Aim of the task:
Write the lines out again, from the top of the material to the line containing "of Invalid Cache", pictures excluded.

Provided entries:

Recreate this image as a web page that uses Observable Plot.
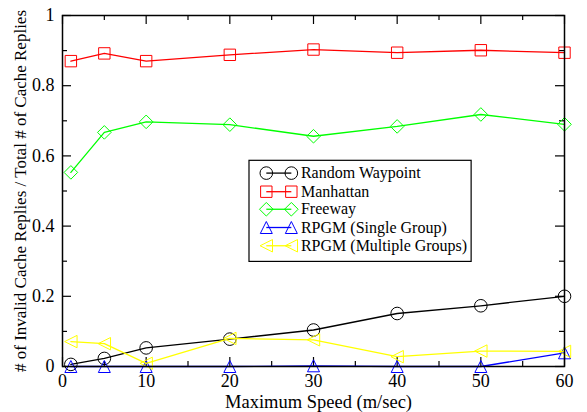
<!DOCTYPE html>
<html><head><meta charset="utf-8">
<script src="https://cdn.jsdelivr.net/npm/d3@7"></script>
<script src="https://cdn.jsdelivr.net/npm/@observablehq/plot@0.6"></script>
<style>html,body{margin:0;padding:0;background:#fff;} svg text{font-family:'Liberation Serif','Times New Roman',serif;}</style>
</head><body><div id="chart"></div>
<script>
// ---- data ----
const speeds = [1, 5, 10, 20, 30, 40, 50, 60];
const randomWaypoint = [0.006, 0.023, 0.053, 0.078, 0.104, 0.151, 0.173, 0.200];
const manhattan      = [0.870, 0.892, 0.870, 0.888, 0.903, 0.894, 0.901, 0.894];
const freeway        = [0.553, 0.667, 0.697, 0.689, 0.656, 0.684, 0.718, 0.690];
const rpgmSingle     = [0.000, 0.000, 0.000, 0.000, 0.002, 0.000, 0.000, 0.039];
const rpgmMultiple   = [0.071, 0.065, 0.009, 0.080, 0.076, 0.028, 0.044, 0.043];
const seriesNames = ["Random Waypoint", "Manhattan", "Freeway", "RPGM (Single Group)", "RPGM (Multiple Groups)"];
const seriesValues = [randomWaypoint, manhattan, freeway, rpgmSingle, rpgmMultiple];
const xTicks = [0, 10, 20, 30, 40, 50, 60];
const xMinorTicks = [5, 15, 25, 35, 45, 55];
const yTicks = [0, 0.2, 0.4, 0.6, 0.8, 1];
const yMinorTicks = [0.1, 0.3, 0.5, 0.7, 0.9];
const xLabel = "Maximum Speed (m/sec)";
const yLabel = "# of Invalid Cache Replies / Total # of Cache Replies";

// ---- styles ----
const seriesColors = ["#000000", "#ff0000", "#00ff00", "#0000ff", "#ffff00"];
const R = s => Math.sqrt(s / Math.PI);
const symCircle = {draw(c, s) { const r = R(s); c.moveTo(r, 0); c.arc(0, 0, r, 0, 2 * Math.PI); }};
const symSquare = {draw(c, s) { const r = R(s); c.rect(-r, -r, 2 * r, 2 * r); }};
const symDiamond = {draw(c, s) { const r = R(s); c.moveTo(0, -r); c.lineTo(r, 0); c.lineTo(0, r); c.lineTo(-r, 0); c.closePath(); }};
const symTriUp = {draw(c, s) { const r = R(s); c.moveTo(0, -r); c.lineTo(r, r); c.lineTo(-r, r); c.closePath(); }};
const symTriLeft = {draw(c, s) { const r = R(s); c.moveTo(-r, 0); c.lineTo(r, -r); c.lineTo(r, r); c.closePath(); }};
const seriesSymbols = [symCircle, symSquare, symDiamond, symTriUp, symTriLeft];
const seriesR = [6.3, 5.7, 6.8, 6, 6.2];

// legend layout (in data units)
const legendBox = [{x1: 22.35, x2: 48.9, y1: 0.298, y2: 0.586}];
const legendRowY = [0.551, 0.498, 0.448, 0.396, 0.344];
const legendSymX = [24.36, 27.35];
const legendTextX = 28.5;

const W = 587, H = 412, mT = 15, mB = 46, mL = 62, mR = 23;
const plotW = W - mL - mR, plotH = H - mT - mB;
const font = "'Liberation Serif', 'Times New Roman', serif";

const marks = [];
// ticks (inward, all four sides)
marks.push(Plot.ruleX(xTicks, {x: d => d, stroke: "black", strokeWidth: 1.2, insetTop: plotH - 9}));
marks.push(Plot.ruleX(xTicks, {x: d => d, stroke: "black", strokeWidth: 1.2, insetBottom: plotH - 9}));
marks.push(Plot.ruleX(xMinorTicks, {x: d => d, stroke: "black", strokeWidth: 1.2, insetTop: plotH - 5}));
marks.push(Plot.ruleX(xMinorTicks, {x: d => d, stroke: "black", strokeWidth: 1.2, insetBottom: plotH - 5}));
marks.push(Plot.ruleY(yTicks, {y: d => d, stroke: "black", strokeWidth: 1.2, insetRight: plotW - 9}));
marks.push(Plot.ruleY(yTicks, {y: d => d, stroke: "black", strokeWidth: 1.2, insetLeft: plotW - 9}));
marks.push(Plot.ruleY(yMinorTicks, {y: d => d, stroke: "black", strokeWidth: 1.2, insetRight: plotW - 5}));
marks.push(Plot.ruleY(yMinorTicks, {y: d => d, stroke: "black", strokeWidth: 1.2, insetLeft: plotW - 5}));

// series
seriesNames.forEach((name, i) => {
  const rows = speeds.map((s, j) => ({speed: s, value: seriesValues[i][j]}));
  marks.push(Plot.line(rows, {x: "speed", y: "value", stroke: seriesColors[i], strokeWidth: 1.3}));
  marks.push(Plot.dot(rows, {x: "speed", y: "value", stroke: seriesColors[i], fill: "none", strokeWidth: 1, r: seriesR[i], symbol: seriesSymbols[i]}));
});

// frame
marks.push(Plot.frame({stroke: "black", strokeWidth: 1.5}));

// legend
marks.push(Plot.rect(legendBox, {x1: "x1", x2: "x2", y1: "y1", y2: "y2", fill: "white", stroke: "black", strokeWidth: 1.2}));
seriesNames.forEach((name, i) => {
  const row = [{name, y: legendRowY[i], xa: legendSymX[0], xb: legendSymX[1]}];
  marks.push(Plot.link(row, {x1: "xa", x2: "xb", y1: "y", y2: "y", stroke: seriesColors[i], strokeWidth: 1.3}));
  marks.push(Plot.dot(row, {x: "xa", y: "y", stroke: seriesColors[i], fill: "none", strokeWidth: 1, r: seriesR[i], symbol: seriesSymbols[i]}));
  marks.push(Plot.dot(row, {x: "xb", y: "y", stroke: seriesColors[i], fill: "none", strokeWidth: 1, r: seriesR[i], symbol: seriesSymbols[i]}));
  marks.push(Plot.text(row, {x: () => legendTextX, y: "y", text: "name", textAnchor: "start", fontSize: 16, fill: "black", fontFamily: font}));
});

// axes
marks.push(Plot.axisX({ticks: xTicks, tickSize: 0, tickPadding: 8, fontSize: 18, label: null, tickFormat: d => String(d), fontFamily: font}));
marks.push(Plot.axisY({ticks: yTicks, tickSize: 0, tickPadding: 8, fontSize: 18, label: null, tickFormat: d => String(d), fontFamily: font}));
marks.push(Plot.text([xLabel], {text: d => d, frameAnchor: "bottom", lineAnchor: "middle", textAnchor: "middle", dy: 36, dx: 5, fontSize: 18.5, fill: "black", fontFamily: font}));
marks.push(Plot.text([yLabel], {text: d => d, frameAnchor: "left", lineAnchor: "middle", textAnchor: "middle", rotate: -90, dx: -42, fontSize: 17, fill: "black", fontFamily: font}));

const chart = Plot.plot({
  width: W, height: H,
  marginTop: mT, marginBottom: mB, marginLeft: mL, marginRight: mR,
  x: {domain: [0, 60]},
  y: {domain: [0, 1]},
  style: "font-family: 'Liberation Serif', 'Times New Roman', serif; color: black; background: white; overflow: visible;",
  marks
});
document.getElementById("chart").appendChild(chart);
</script>
</body></html>
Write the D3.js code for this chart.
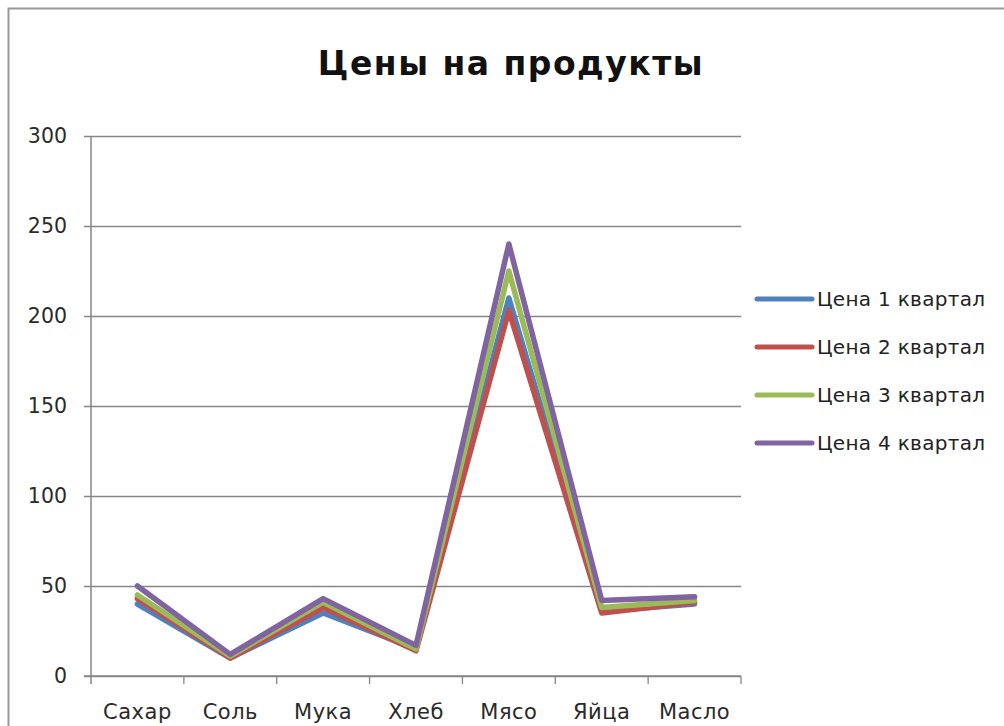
<!DOCTYPE html>
<html>
<head>
<meta charset="utf-8">
<script src="https://cdn.jsdelivr.net/npm/d3@7"></script>
<style>
  html, body { margin: 0; padding: 0; background: #ffffff; }
  svg { display: block; }
</style>
</head>
<body>
<svg id="chart" width="1004" height="726"></svg>
<script>
// Product price chart data
const categories = ["Сахар", "Соль", "Мука", "Хлеб", "Мясо", "Яйца", "Масло"];
const seriesNames = ["Цена 1 квартал", "Цена 2 квартал", "Цена 3 квартал", "Цена 4 квартал"];
const q1 = [40, 10, 35, 15, 210, 36, 40];
const q2 = [43, 10, 38, 14, 203, 35, 41];
const q3 = [45, 11, 41, 15, 225, 38, 42];
const q4 = [50, 12, 43, 17, 240, 42, 44];
const yTicks = [0, 50, 100, 150, 200, 250, 300];
const colors = ["#4F81BD", "#C0504D", "#9BBB59", "#8064A2"];

const seriesValues = [q1, q2, q3, q4];
const series = seriesNames.map((name, i) => ({ name, values: seriesValues[i], color: colors[i] }));

const svg = d3.select("#chart");
const font = "'DejaVu Sans', Verdana, sans-serif";

// Outer chart frame
svg.append("path")
  .attr("d", "M8.5,730 L8.5,8.5 L1010,8.5")
  .attr("fill", "none")
  .attr("stroke", "#9a9a9a")
  .attr("stroke-width", 2);

// Plot area
const plot = { left: 91, right: 741, top: 136, bottom: 676 };

const x = d3.scaleBand().domain(categories).range([plot.left, plot.right]).padding(0);
const y = d3.scaleLinear().domain([0, 300]).range([plot.bottom, plot.top]);

// Horizontal gridlines with ticks on the value axis
const yAxis = d3.axisLeft(y)
  .tickValues(yTicks)
  .tickSize(-(plot.right - plot.left))
  .tickSizeOuter(0)
  .tickPadding(16)
  .tickFormat(d3.format("d"));

const gy = svg.append("g")
  .attr("transform", `translate(${plot.left},0)`)
  .call(yAxis);
gy.select(".domain").remove();
gy.selectAll(".tick line")
  .attr("x1", -7)
  .attr("stroke", "#868686")
  .attr("stroke-width", 1.3);
gy.selectAll(".tick text")
  .attr("x", -24)
  .attr("font-family", font)
  .attr("font-size", 20.5)
  .attr("fill", "#2a2a2a");

// Vertical value axis line
svg.append("line")
  .attr("x1", plot.left).attr("x2", plot.left)
  .attr("y1", plot.top).attr("y2", plot.bottom + 8)
  .attr("stroke", "#868686")
  .attr("stroke-width", 1.5);

// Category axis: line, boundary ticks and labels
const gx = svg.append("g")
  .attr("transform", `translate(0,${plot.bottom})`);
gx.append("line")
  .attr("x1", plot.left - 7).attr("x2", plot.right)
  .attr("stroke", "#868686")
  .attr("stroke-width", 1.5);
const boundaries = categories.map(c => x(c)).concat([x(categories[categories.length - 1]) + x.bandwidth()]);
gx.selectAll("line.cat-tick")
  .data(boundaries.slice(1))
  .join("line")
  .attr("class", "cat-tick")
  .attr("x1", d => d).attr("x2", d => d)
  .attr("y1", 0).attr("y2", 8)
  .attr("stroke", "#868686")
  .attr("stroke-width", 1.3);
gx.selectAll("text")
  .data(categories)
  .join("text")
  .attr("x", d => x(d) + x.bandwidth() / 2)
  .attr("y", 43)
  .attr("text-anchor", "middle")
  .attr("font-family", font)
  .attr("font-size", 21)
  .attr("letter-spacing", 0.5)
  .attr("fill", "#2a2a2a")
  .text(d => d);

// Price lines
const line = d3.line()
  .x((d, i) => x(categories[i]) + x.bandwidth() / 2)
  .y(d => y(d));

svg.append("g")
  .selectAll("path")
  .data(series)
  .join("path")
  .attr("d", d => line(d.values))
  .attr("fill", "none")
  .attr("stroke", d => d.color)
  .attr("stroke-width", 5.5)
  .attr("stroke-linejoin", "round")
  .attr("stroke-linecap", "round");

// Title
svg.append("text")
  .attr("x", 511)
  .attr("y", 75)
  .attr("text-anchor", "middle")
  .attr("font-family", font)
  .attr("font-weight", "bold")
  .attr("font-size", 33)
  .attr("letter-spacing", 1.5)
  .attr("fill", "#111")
  .text("Цены на продукты");

// Legend
const legend = svg.append("g")
  .selectAll("g")
  .data(series)
  .join("g")
  .attr("transform", (d, i) => `translate(757,${299 + i * 48})`);
legend.append("line")
  .attr("x1", 0).attr("x2", 55)
  .attr("stroke", d => d.color)
  .attr("stroke-width", 5)
  .attr("stroke-linecap", "round");
legend.append("text")
  .attr("x", 60)
  .attr("y", 7)
  .attr("font-family", font)
  .attr("font-size", 20)
  .attr("letter-spacing", 0.3)
  .attr("fill", "#222")
  .text(d => d.name);
</script>
</body>
</html>
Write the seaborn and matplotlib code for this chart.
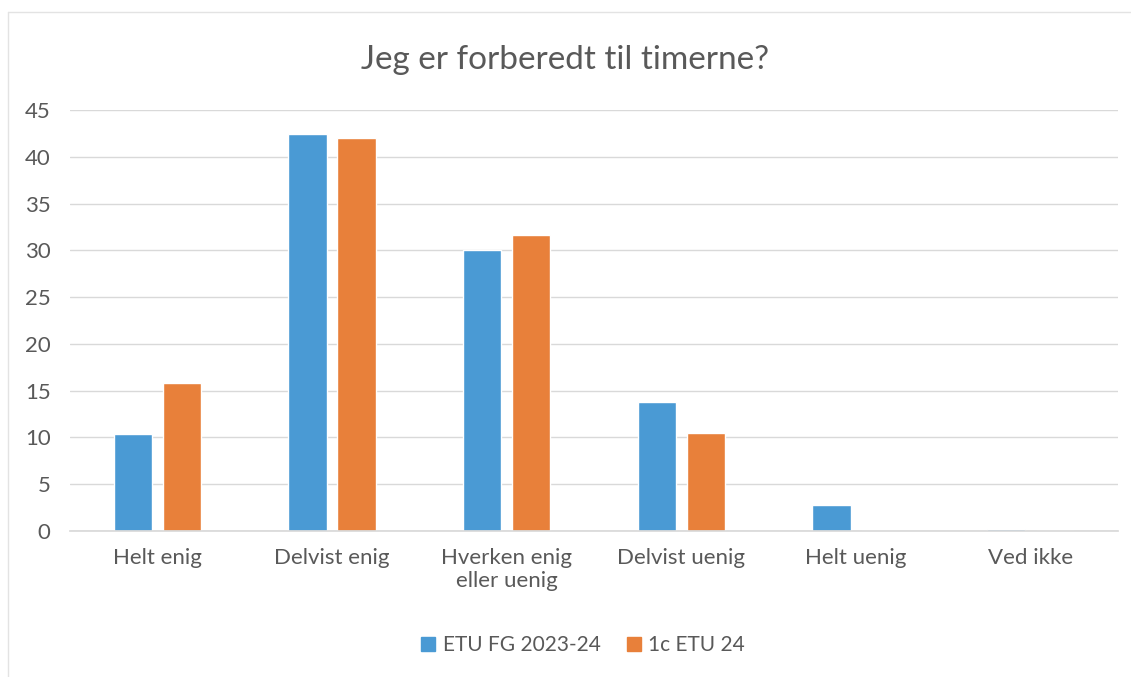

Response to this task:
Recreate this image as a web page that uses Observable Plot.
<!DOCTYPE html>
<html><head><meta charset="utf-8">
<script src="https://cdn.jsdelivr.net/npm/d3@7"></script>
<script src="https://cdn.jsdelivr.net/npm/@observablehq/plot@0.6"></script>
<style>html,body{margin:0;padding:0;background:#fff;} svg text{font-family:'Liberation Serif','Times New Roman',serif;}</style>
</head><body><div id="chart"></div>
<script>
// ---- data ----
const speeds = [1, 5, 10, 20, 30, 40, 50, 60];
const randomWaypoint = [0.006, 0.023, 0.053, 0.078, 0.104, 0.151, 0.173, 0.200];
const manhattan      = [0.870, 0.892, 0.870, 0.888, 0.903, 0.894, 0.901, 0.894];
const freeway        = [0.553, 0.667, 0.697, 0.689, 0.656, 0.684, 0.718, 0.690];
const rpgmSingle     = [0.000, 0.000, 0.000, 0.000, 0.002, 0.000, 0.000, 0.039];
const rpgmMultiple   = [0.071, 0.065, 0.009, 0.080, 0.076, 0.028, 0.044, 0.043];
const seriesNames = ["Random Waypoint", "Manhattan", "Freeway", "RPGM (Single Group)", "RPGM (Multiple Groups)"];
const seriesValues = [randomWaypoint, manhattan, freeway, rpgmSingle, rpgmMultiple];
const xTicks = [0, 10, 20, 30, 40, 50, 60];
const xMinorTicks = [5, 15, 25, 35, 45, 55];
const yTicks = [0, 0.2, 0.4, 0.6, 0.8, 1];
const yMinorTicks = [0.1, 0.3, 0.5, 0.7, 0.9];
const xLabel = "Maximum Speed (m/sec)";
const yLabel = "# of Invalid Cache Replies / Total # of Cache Replies";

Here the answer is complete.